Riyadh had quietly assisted Yemen forces in their three-month old “Scorched Earth” campaign against the Shiite Zaidis, according to security experts.
Weak government:
But the launch of F-15 sorties and artillery barrages targeting Hawthi camps in Saada showed Saudi concerns that Saleh's weakening government is leaving a gap for his other challengers, secessionists in the south and a potent local branch of al-Qaeda.
"Yemen is Saudi Arabia's primary security concern," said Chris Boucek of the Carnegie Endowment for International Peace, a Washington think-tank. "The rapidly deteriorating security and stability situation in the country threatens Saudi Arabia first and foremost. The longer the war in Saada goes on, the greater the risks," he said.
The lengthy, porous border between the two countries is a regular headache for Saudi Arabia. It regularly seizes large amounts of drugs, illicit alcohol, and weapons being smuggled into the country.
There is also a huge and easy flow of people across the frontier, mostly seeking work but also, as shown in recent months, by Yemen-based Qaeda operatives plotting attacks in Saudi Arabia.
Saudis have been disappointed in the Saleh's inability to neutralize the Hawthis after five years of conflict. According to the respected security report by Gulf States Newsletter, or GSN, Riyadh has been contributing $1.2 million for a month as well as field intelligence to Operation Scorched Earth. GSN said that on Oct. 19 Saudi artillery and helicopter gunships were used for the first time to strike at Hawthis on the border.
"Our feeling is that they are not hugely powerful," Jon Marks, GSN editorial director, said of the rebels. "They have managed to keep the war going.
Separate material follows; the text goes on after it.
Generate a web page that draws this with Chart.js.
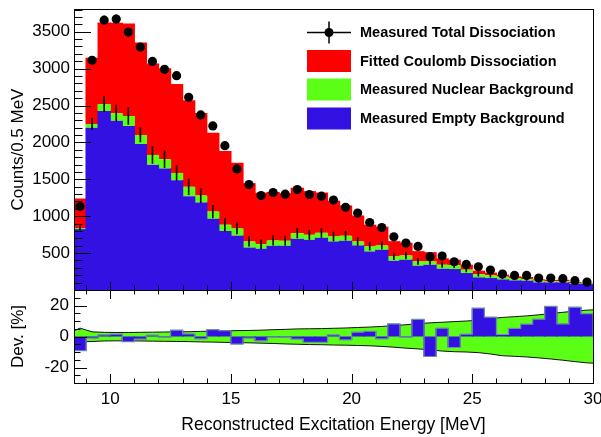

They more reflect Saleh's weakness." But it is also a part of a bigger picture of "a shift to a new Cold War" between Saudi Arabia and its allies and Iran, he said. Saudi Arabia and some Gulf states fear Iran will use the Hawthis situation to stir up more trouble, Marks said.
"Iran is poised on the southern border of the Arabian Gulf countries after having swallowed Lebanon to the north and settled in the veins of the wounded Iraqi state," wrote Mshari al-Zaydi in Al Sharq al-Awsat, which has close links to the Saudi government. But while Iranian media has regularly shown sympathy for the Hawthis, evidence of direct support from Tehran is very thin, analysts say.
"They maybe give some money. But the Iranians know their limitations," said a Saudi government advisor.